Financial Performance Summary
| USD (m) | As Reported Q1 2026 | Q1 2025 | % Change | Adjustments Q1 2026 | Q1 2025 | Adjusted Q1 2026 | Q1 2025 | % Change |
|---|---|---|---|---|---|---|---|---|
| Revenues | 1,037 | 1,000 | 4% | 0 | 0 | 1,037 | 1,000 | 4% |
| Gross profit | 287 | 272 | 6% | 30 | 31 | 318 | 303 | 5% |
| % of sales | 27.7% | 27.2% | 30.6% | 30.3% | ||||
| Operating income (EBIT) | 110 | 70 | 57% | (22) | 26 | 88 | 96 | -8% |
| % of sales | 10.6% | 7.0% | 8.5% | 9.6% | ||||
| Income before taxes | 60 | 18 | 228% | (22) | 23 | 38 | 42 | -8% |
| % of sales | 5.8% | 1.8% | 3.7% | 4.2% | ||||
| Net profit | 82 | 21 | 289% | (23) | 23 | 59 | 44 | 35% |
| % of sales | 7.8% | 2.1% | 5.7% | 4.4% | ||||
| EPS (USD) | 0.0352 | 0.0090 | 0.0253 | 0.0188 | ||||
| EPS (RMB) | 0.2443 | 0.0649 | 0.1760 | 0.1350 | ||||
| EBITDA | 182 | 144 | 27% | (33) | 16 | 150 | 160 | -6% |
| % of sales | 17.6% | 14.4% | 14.5% | 16.0% |
Crop Protection Market Environment
The global crop protection market continues to face volatility driven by geopolitical developments and macroeconomic pressures. Elevated oil prices are creating potential inflationary impacts, while persistent oversupply of active ingredients is maintaining pricing pressure.
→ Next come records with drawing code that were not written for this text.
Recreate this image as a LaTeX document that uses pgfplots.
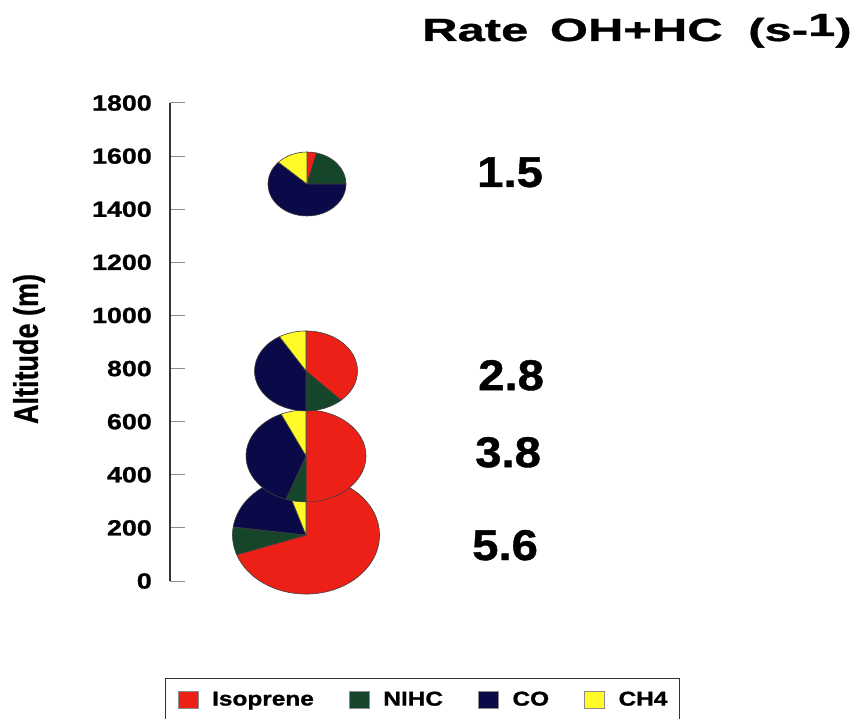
\documentclass[border=0pt]{standalone}
\usepackage{fontspec}
\setmainfont{Liberation Sans}[FakeStretch=1.22, BoldFeatures={FakeBold=1}]
\newfontfamily\titlefont{Liberation Sans}[FakeStretch=1.53, BoldFeatures={FakeBold=1}]
\newfontfamily\numfont{Liberation Sans}[FakeStretch=1.1, BoldFeatures={FakeBold=1}]
\newfontfamily\plainfont{Liberation Sans}[BoldFeatures={FakeBold=0.8}]
\usepackage{graphicx}
\usepackage{pgfplots}
\pgfplotsset{compat=1.18}
\definecolor{isored}{RGB}{236,32,22}
\definecolor{nihc}{RGB}{22,70,42}
\definecolor{co}{RGB}{10,10,72}
\definecolor{ch4}{RGB}{255,250,40}
% one slice: centre x, centre y, x radius, y radius, start %, end %, colour
\newcommand\slice[7]{%
  \addplot[forget plot, fill=#7, draw=black!75, line width=0.6pt, line join=round]
    coordinates {(#1,#2)}
    -- ([shift={({90-3.6*(#5)}:#3pt and #4pt)}]axis cs:#1,#2)
    arc[start angle={90-3.6*(#5)}, end angle={90-3.6*(#6)}, x radius=#3pt, y radius=#4pt]
    -- cycle;}
% pie: centre x, altitude, x radius, y radius, Isoprene %, NIHC %, CO %, CH4 %
\newcommand\pie[8]{%
  \slice{#1}{#2}{#3}{#4}{0}{#5}{isored}
  \slice{#1}{#2}{#3}{#4}{#5}{#5+#6}{nihc}
  \slice{#1}{#2}{#3}{#4}{#5+#6}{#5+#6+#7}{co}
  \slice{#1}{#2}{#3}{#4}{#5+#6+#7}{100}{ch4}}
\begin{document}
\begin{tikzpicture}
\path[use as bounding box] (0pt,0pt) rectangle (859pt,718pt);
\begin{axis}[
  at={(170pt,137pt)}, anchor=south west,
  scale only axis, width=400pt, height=478pt,
  xmin=0, xmax=400, ymin=0, ymax=1800,
  axis x line=none, axis y line*=left,
  ytick={0,200,...,1800}, xtick=\empty,
  tick align=inside, major tick length=15pt,
  y axis line style={line width=1.4pt, black!80},
  ytick style={line width=1pt, black!45},
  /pgf/number format/assume math mode=true,
  /pgf/number format/1000 sep={},
  yticklabel style={font=\fontsize{22}{22}\selectfont\bfseries, anchor=east, inner sep=0pt, xshift=-18pt},
  ylabel={\scalebox{1}[1.27]{Altitude (m)}},
  ylabel style={at={(axis description cs:-0.3525,0.4854)}, anchor=center, font=\plainfont\bfseries\fontsize{27}{27}\selectfont},
  clip=false,
  legend columns=4,
  legend image code/.code={\draw[#1, line width=0.5pt] (0pt,-8.5pt) rectangle (20pt,8.5pt);},
  legend style={at={(axis description cs:-0.0125,-0.2029)}, anchor=north west,
    draw=black!80, line width=1.3pt, font=\fontsize{20}{20}\selectfont\bfseries,
    inner xsep=12pt, inner ysep=10pt,
    nodes={inner xsep=0pt, inner ysep=3pt},
    /tikz/every odd column/.style={column sep=14pt},
    /tikz/every even column/.style={column sep=35pt}},
]
\pie{136}{173}{73.5}{59}{69.6}{7.6}{17.8}{5.0}
\pie{136}{471}{60}{46}{50.0}{5.4}{37.8}{6.8}
\pie{136}{791}{51.5}{40}{38.1}{11.9}{41.4}{8.6}
\pie{137}{1495}{39}{32}{3.9}{21.1}{61.9}{13.1}
\addlegendimage{fill=isored, draw=black!45}
\addlegendentry{Isoprene}
\addlegendimage{fill=nihc, draw=black!45}
\addlegendentry{NIHC}
\addlegendimage{fill=co, draw=black!45}
\addlegendentry{CO}
\addlegendimage{fill=ch4, draw=black!45}
\addlegendentry{CH4}
\node[anchor=base west, inner sep=0pt, font=\numfont\bfseries\fontsize{43}{43}\selectfont] at (axis cs:307,1484) {1.5};
\node[anchor=base west, inner sep=0pt, font=\numfont\bfseries\fontsize{43}{43}\selectfont] at (axis cs:308,719) {2.8};
\node[anchor=base west, inner sep=0pt, font=\numfont\bfseries\fontsize{43}{43}\selectfont] at (axis cs:305,429) {3.8};
\node[anchor=base west, inner sep=0pt, font=\numfont\bfseries\fontsize{43}{43}\selectfont] at (axis cs:302,79) {5.6};
\end{axis}
\node[anchor=base west, inner sep=0pt, font=\titlefont\bfseries\fontsize{32}{32}\selectfont] at (422pt,677pt) {Rate\hspace{8pt} OH+HC\hspace{12pt} (s-\raisebox{5pt}{1})};
\end{tikzpicture}
\end{document}
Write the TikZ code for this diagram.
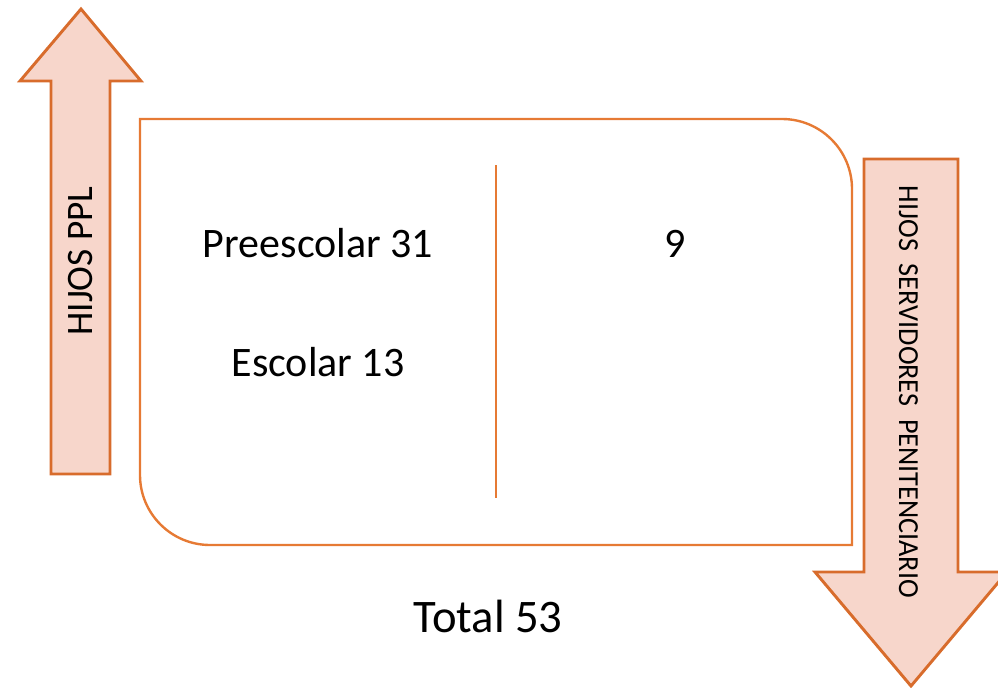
\documentclass[tikz,border=0pt]{standalone}
\usepackage{fontspec}
\setmainfont{Carlito}
\newfontfamily\narrowfont[FakeStretch=0.97]{Carlito}
\usepackage{tikz}
\usetikzlibrary{positioning}
\definecolor{arrowBody}{RGB}{247,214,203}
\definecolor{arrowBorder}{RGB}{216,108,44}
\definecolor{boxBorder}{RGB}{230,122,52}
\tikzstyle{blockArrow} = [fill=arrowBody, draw=arrowBorder, line width=2.2pt, line join=miter]
\tikzstyle{frame} = [draw=boxBorder, line width=1.8pt]
\tikzstyle{label} = [inner sep=0pt, anchor=base, text=black]

\begin{document}
\begin{tikzpicture}[x=0.75pt, y=0.75pt]
            \useasboundingbox (0,0) rectangle (998,687);
            % arrow going up
            \draw [blockArrow] (81,678) -- (141,606) -- (110,606) -- (110,213)
                -- (51,213) -- (51,606) -- (20,606) -- cycle;
            % arrow going down
            \draw [blockArrow] (911,1) -- (1007,115) -- (958,115) -- (958,528)
                -- (864,528) -- (864,115) -- (815,115) -- cycle;
            % rounded frame
            \draw [frame] (140,568) -- (782,568) arc [start angle=90, end angle=0, radius=52.5pt]
                -- (852,142) -- (210,142) arc [start angle=270, end angle=180, radius=52.5pt]
                -- cycle;
            \coordinate (divTop) at (496,522);
            \coordinate (divBottom) at (496,189);
            \draw [frame, line width=1.5pt] (divTop) -- (divBottom);
            \node [label, font=\fontsize{31.5}{38}\selectfont] (preescolar) at (318,430) {Preescolar 31};
            \node [label, font=\fontsize{31.5}{38}\selectfont] (escolar) at (318,311) {Escolar 13};
            \node [label, font=\fontsize{31.5}{38}\selectfont] (nueve) at (675,430) {9};
            \node [label, font=\fontsize{35}{42}\selectfont] (total) at (488,55) {Total 53};
            \node [label, rotate=90, font=\fontsize{28}{34}\selectfont] (hijosPPL) at (92,426) {HIJOS PPL};
            \node [label, rotate=-90, font=\narrowfont\fontsize{21.8}{26}\selectfont] (hijosServ) at (899,295)
                {HIJOS\ \ SERVIDORES\ \ PENITENCIARIO};
        \end{tikzpicture}
\end{document}
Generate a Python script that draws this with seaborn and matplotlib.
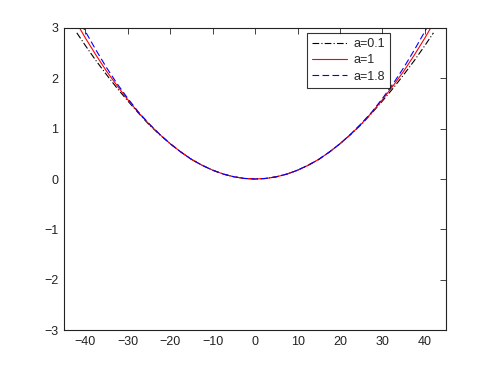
import matplotlib
matplotlib.use("Agg")
import matplotlib.pyplot as plt
import seaborn as sns
import pandas as pd

sns.set_theme(style="white")
plt.rcParams['font.family'] = ['Liberation Sans', 'DejaVu Sans']

x_vals = [-42, -40, -37.5, -35, -32.5, -30, -27.5, -25, -22.5, -20, -17.5, -15,
          -12.5, -10, -7.5, -5, -2.5, 0,
          2.5, 5, 7.5, 10, 12.5, 15, 17.5, 20, 22.5, 25, 27.5, 30, 32.5, 35,
          37.5, 40, 42]
half_red = [3.09, 2.80, 2.46, 2.14, 1.85, 1.575, 1.32, 1.09, 0.886, 0.70, 0.536,
            0.39, 0.273, 0.175, 0.098, 0.044, 0.011]
half_black = [2.90, 2.65, 2.35, 2.07, 1.80, 1.55, 1.31, 1.08, 0.882, 0.70, 0.536,
              0.39, 0.273, 0.175, 0.098, 0.044, 0.011]
half_blue = [3.25, 2.93, 2.56, 2.21, 1.89, 1.60, 1.33, 1.10, 0.890, 0.70, 0.536,
             0.39, 0.273, 0.175, 0.098, 0.044, 0.011]
y_a01 = half_black + [0.0] + half_black[::-1]
y_a1 = half_red + [0.0] + half_red[::-1]
y_a18 = half_blue + [0.0] + half_blue[::-1]
labels = ["a=0.1", "a=1", "a=1.8"]
x_ticks = [-40, -30, -20, -10, 0, 10, 20, 30, 40]
y_ticks = [-3, -2, -1, 0, 1, 2, 3]

fig = plt.figure(figsize=(4.93, 3.71), dpi=100)
ax = fig.add_axes([0.13, 0.11, 0.775, 0.815])

styles = [("black", (0, (6, 2, 1, 2))), ("red", "-"), ("blue", (0, (6, 3)))]
for yv, lab, (c, ls) in zip([y_a01, y_a1, y_a18], labels, styles):
    df = pd.DataFrame({"x": x_vals, "y": yv})
    sns.lineplot(data=df, x="x", y="y", ax=ax, color=c, linestyle=ls,
                 linewidth=0.8, label=lab, sort=False, estimator=None)

ax.set_xlim(-45, 45)
ax.set_ylim(-3, 3)
ax.set_xticks(x_ticks)
ax.set_yticks(y_ticks)
ax.set_xlabel("")
ax.set_ylabel("")
ax.tick_params(direction="in", length=4, width=0.6, top=True, right=True,
               labelsize=9, colors="#222222", pad=4)
for s in ax.spines.values():
    s.set_color("#222222")
    s.set_linewidth(0.8)

leg = ax.legend(loc="upper right", bbox_to_anchor=(0.853, 0.983), fontsize=9,
                frameon=True, fancybox=False, handlelength=2.8,
                borderaxespad=0, borderpad=0.4, labelspacing=0.35,
                handletextpad=0.5)
leg.get_frame().set_edgecolor("black")
leg.get_frame().set_linewidth(0.8)

fig.savefig("out.png", dpi=100)
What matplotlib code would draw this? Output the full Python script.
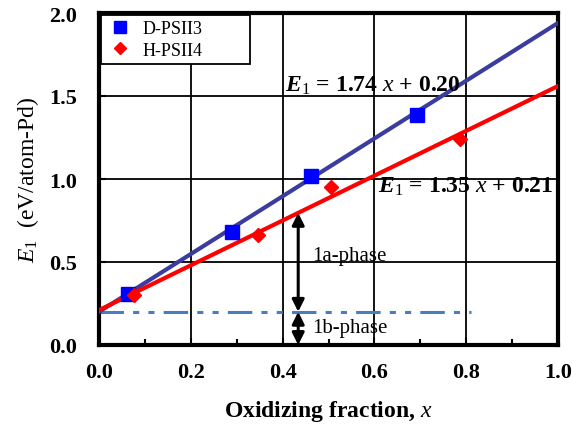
import numpy as np
import matplotlib.pyplot as plt

plt.rcParams['font.family'] = ['Liberation Serif', 'DejaVu Serif']
plt.rcParams['mathtext.fontset'] = 'custom'
plt.rcParams['mathtext.it'] = 'Liberation Serif:italic'
plt.rcParams['mathtext.rm'] = 'Liberation Serif'
plt.rcParams['mathtext.bf'] = 'Liberation Serif:bold'
plt.rcParams['mathtext.bfit'] = 'Liberation Serif:italic:bold'

# data
d_x = [0.063, 0.29, 0.462, 0.693]
d_y = [0.307, 0.68, 1.02, 1.386]
h_x = [0.076, 0.346, 0.505, 0.786]
h_y = [0.30, 0.66, 0.95, 1.24]

# fits
d_slope, d_icpt = 1.74, 0.20
h_slope, h_icpt = 1.35, 0.21
x_fit = np.array([0.0, 1.0])

fig = plt.figure(figsize=(5.72, 4.31), dpi=100)
ax = fig.add_axes([99/572, 1-346/431, 459/572, 332/431])

ax.plot(x_fit, d_slope*x_fit + d_icpt, color='#3b3d9e', lw=3, zorder=3)
ax.plot(x_fit, h_slope*x_fit + h_icpt, color='red', lw=3, zorder=3)
ax.plot(d_x, d_y, 's', color='blue', ms=10, zorder=4, label='D-PSII3')
ax.plot(h_x, h_y, 'D', color='red', ms=7, zorder=4, label='H-PSII4')

ax.plot([0, 0.81], [0.2, 0.2], color='#4a7cc4', lw=2.2, dashes=[8, 3, 2, 3, 2, 3], zorder=2)

xa = 0.434
ax.annotate('', xy=(xa, 0.2), xytext=(xa, h_slope*xa + h_icpt),
            arrowprops=dict(arrowstyle='<|-|>', color='black', lw=2.2, mutation_scale=18,
                            shrinkA=0, shrinkB=0))
ax.annotate('', xy=(xa, 0.0), xytext=(xa, 0.2),
            arrowprops=dict(arrowstyle='<|-|>', color='black', lw=2.2, mutation_scale=18,
                            shrinkA=0, shrinkB=0))
ax.text(xa + 0.03, 0.54, '1a-phase', fontsize=15, va='center', ha='left')
ax.text(xa + 0.03, 0.105, '1b-phase', fontsize=15, va='center', ha='left')

ax.text(0.405, 1.57, r'$\mathbfit{E}_\mathrm{1}$ = 1.74 $\mathit{x}$ + 0.20', fontsize=17,
        fontweight='bold', va='center', ha='left')
ax.text(0.608, 0.96, r'$\mathbfit{E}_\mathrm{1}$ = 1.35 $\mathit{x}$ + 0.21', fontsize=17,
        fontweight='bold', va='center', ha='left')

ax.set_xlim(0, 1)
ax.set_ylim(0, 2)
ax.set_xticks(np.arange(0, 1.01, 0.2))
ax.set_yticks(np.arange(0, 2.01, 0.5))
ax.set_xticks(np.arange(0.1, 1.0, 0.2), minor=True)
ax.xaxis.set_major_formatter(plt.FormatStrFormatter('%.1f'))
ax.yaxis.set_major_formatter(plt.FormatStrFormatter('%.1f'))
ax.grid(True, which='major', color='black', lw=1.3)
ax.tick_params(which='both', direction='in', length=5, width=1.5, labelsize=16)
ax.tick_params(axis='x', pad=12)
ax.tick_params(axis='y', pad=16)
ax.tick_params(which='minor', length=4)
for lab in ax.get_xticklabels() + ax.get_yticklabels():
    lab.set_fontweight('bold')
for s in ax.spines.values():
    s.set_linewidth(3)

ax.set_xlabel(r'Oxidizing fraction, $\mathit{x}$', fontsize=17, fontweight='bold', labelpad=12)
ax.set_ylabel(r'$\mathit{E}_\mathrm{1}$  (eV/atom-Pd)', fontsize=17, labelpad=6)

leg = ax.legend(loc='upper left', bbox_to_anchor=(0.005, 0.995, 0.325, 0), mode='expand',
                fontsize=13, frameon=True, fancybox=False, markerscale=0.85,
                edgecolor='black', borderaxespad=0, handletextpad=0.5, borderpad=0.3,
                labelspacing=0.25, handlelength=1.5)
leg.get_frame().set_linewidth(1.3)
leg.get_frame().set_alpha(1)

fig.savefig('out.png', dpi=100)
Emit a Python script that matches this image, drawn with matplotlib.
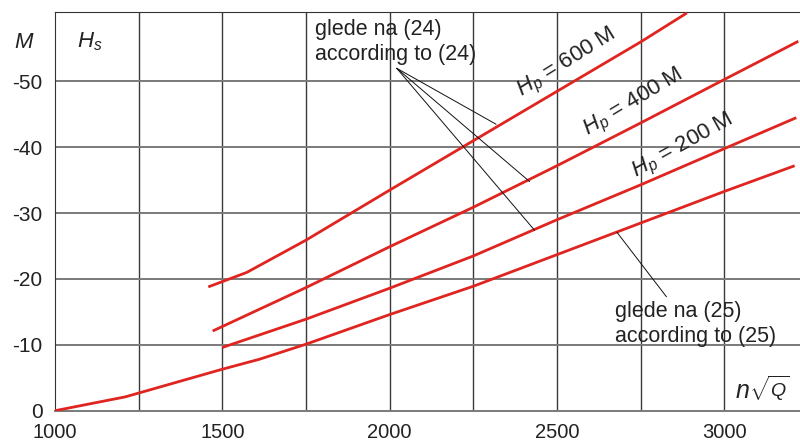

Although channel demand recovered in 2025 and inventory levels normalized, pricing remains weak in early 2026. Crop commodity prices are stabilizing at relatively low levels, limiting farmer income upside and reinforcing cautious, just-in-time purchasing behavior despite normalized volumes.
Strategy Execution and Growth Focus
In 2026, ADAMA entered the next phase of its strategy, building on the “Fight Forward” program. The company is focusing on:
- Driving profitable top-line growth
- Enhancing commercial capabilities
- Accelerating differentiated innovation
- Improving portfolio quality
- Optimizing global supply and manufacturing
This phase is supported by a stronger cost base and improved operational efficiency.
Sustainability Progress
The company published its 2025 ESG Report, highlighting:
- 21% reduction in Scope 1 and 2 greenhouse gas emissions
- Training of over 680,000 farmers and agricultural workers
These efforts reflect ongoing improvements in operational efficiency, stewardship, and ESG risk management.
Portfolio Development and Product Innovation
ADAMA continued to expand its differentiated portfolio through global product launches and registrations. Key launches included:
- FORABAZ® (India): Chlorantraniliprole + Novaluron formulation
- BREVIS™ SC (Canada): Plant growth regulator for fruit thinning
- MARATHON® (Australia): Herbicide for wheat and barley
- ATEKA™ (USA): Systemic insecticide with enhanced uptake
- COSAYR® (Europe): Chlorantraniliprole-based insecticide
Additional registrations included GALIL® nano (Brazil), TELAVEX® (Europe), and SPIROTETRAMAT active ingredient (India), among others.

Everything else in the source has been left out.